Here’s How Facebook Wants to Improve Discoverability for E-Commerce on Messenger

Almost one year in, Facebook’s Messenger bot platform is still looking to find its groove.

The Information (paywall) has exclusive information on what Facebook is working on for the next iteration, which will most likely ship or at least be announced around April’s f8 developer conference:

After two years of trying to figure out ways to get commerce flowing through Messenger, with little success, Facebook is taking a new tack. Messenger is trying to find ways to inject buttons into conversations between friends when it thinks they intend to do things like make restaurant reservations, buy tickets to something or order food.

The buttons would give users a way to act on those ideas, by linking up with an outside company to buy something or make a reservation. Currently, users on Messenger have to search for businesses, which mostly operate on the app through automated bots. Those bots, as well as Messenger’s personal assistant M, have had difficulty fulfilling requests from people without the help of humans. […]

What The Information describes makes sense for Facebook but one wonders how this -privacy invading- feature will be advertised to users:

Driving the new approach has been a new version of M—called “omni-M” internally, which is now being tested among the small subset of users with access to it. It is designed to pop into chats between friends to try to understand what people are trying to do. The effort, run primarily out of Facebook’s applied machine learning division led by Joaquin Quiñonero Candela and product manager Ragavan Srinivasan, has gotten higher priority in recent months, said three people involved in those discussions.

According to The Information’s sources, this new strategy is still early in development. Which means a lot can happen until it will ship.

To make discoverability and on-boarding and switching between e-commerce services easier, Messenger will handle payments itself. Facebook Messenger launched this in September 2016 for its then 30,000 chat bots:

To support payments in Messenger, Marcus says that the company is working with all the major players in the industry including Stripe, PayPal, Braintree, Visa, MasterCard and American Express — not just Stripe and PayPal which the Facebook developer blog post mentioned.

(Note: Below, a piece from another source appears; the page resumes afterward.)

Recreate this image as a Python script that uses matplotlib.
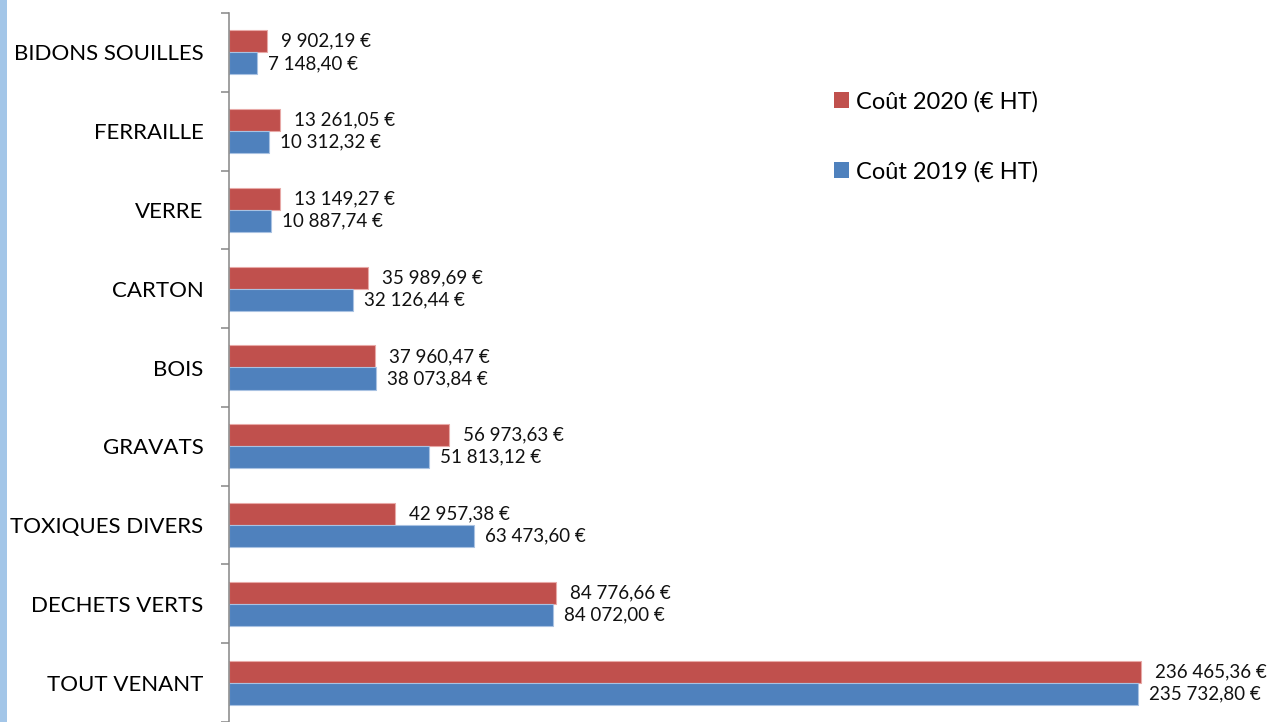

But it won’t stop there. There is a reason David Marcus, an ex-CEO of Paypal, is running Messenger. The Information:

Separately, leading up to F8, executives at Messenger have also told developers to prioritize commerce-driven experiences to test out new “native payments” systems that let users quickly buy things without having to enter their credit card information. Some developers have tested native payments and it’s expected to roll out more widely by F8 or later this year. So far, Facebook has given some brands free credits for ads in News Feed to drive users to chat with them in Messenger.

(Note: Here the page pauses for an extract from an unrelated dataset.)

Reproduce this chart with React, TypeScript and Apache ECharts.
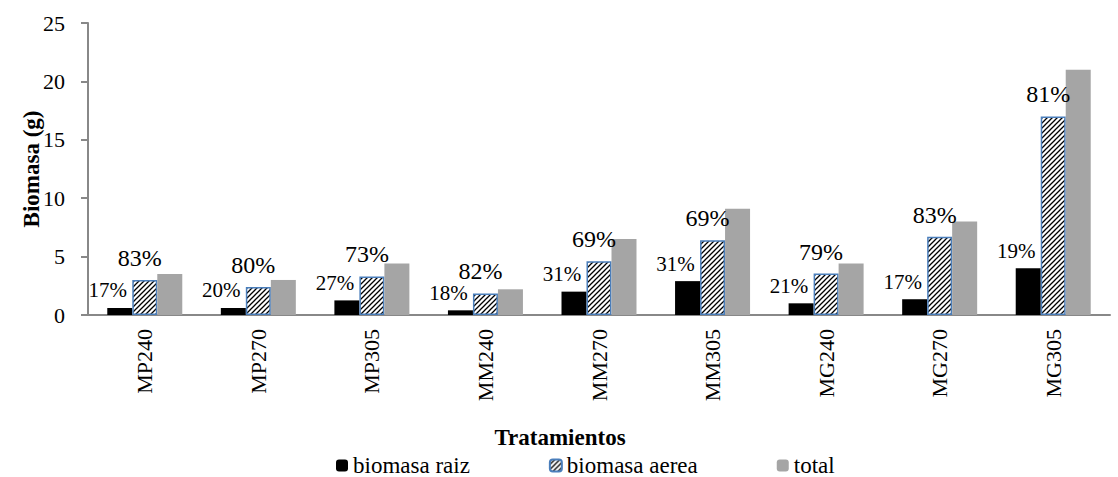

Wether -and how- this all will work is still very open.
The Information on another roadblock:

One potential problem is whether people will drop enough hints in Messenger conversations for the approach to work. Messenger employees have researched in past years how much “explicit intent” is evident from conversations between people on the app, like when users tell friends they want to grab a ride or order food. Those instances weren’t as frequent as the Messenger team expected, one person familiar with the tests said.

In the meantime, Facebook Messenger is slowly but surely going away from decision trees, aka bots within the traditional chat interface, and towards webviews. (Like WeChat)

Mikhail Larionov, Engineering Manager at Facebook’ss Messenger platform wrote about the thinking behind this in an article on Medium:

Bots webview

If the people using your bot lose their previous selections and have to start over, that negatively impacts your conversion rates and makes the overall experience subpar. It also illustrates that if a tree is longer than 2 steps and people want to revisit an earlier step in the flow, a tree may not be the best choice.
In general, even having a “Restart Flow” button in the menu is a good indicator that things will go wrong. Consider using a “Change Your Selection” button instead — a button that simply invokes a webview that displays their previous choices and gives them the opportunity to make edits. […]

If you’re still debating between decision trees and webviews, here are two main use cases where webviews usually make more sense:

Rich browsing experiences. Your content can be more engaging in a webview, incorporating larger images, additional scrolling, and specifically structured data.

Entry of multiple pieces of data. Here webviews are the only feasible way, as cost of reentry and inability to change previous selections with decision trees results in a really poor UX.

A lot of my reservations regarding bots and conversational commerce go away with rich, visual webviews. (And no, this, then, is still not the same as an stand-alone app or a website. Runtimes matter.) In the end it all comes down to the right interface for the right shopping situation. Pure decision trees make only sense for a very narrow subset of shopping situations. For those they are perfect, for everything else they fast become cumbersome, at the least.

One can say a lot of things about Facebook Messenger, but it certainly is not a niche product, nor does it want to be a niche platform.

Hence the push to build a platform that serves as many needs as possible.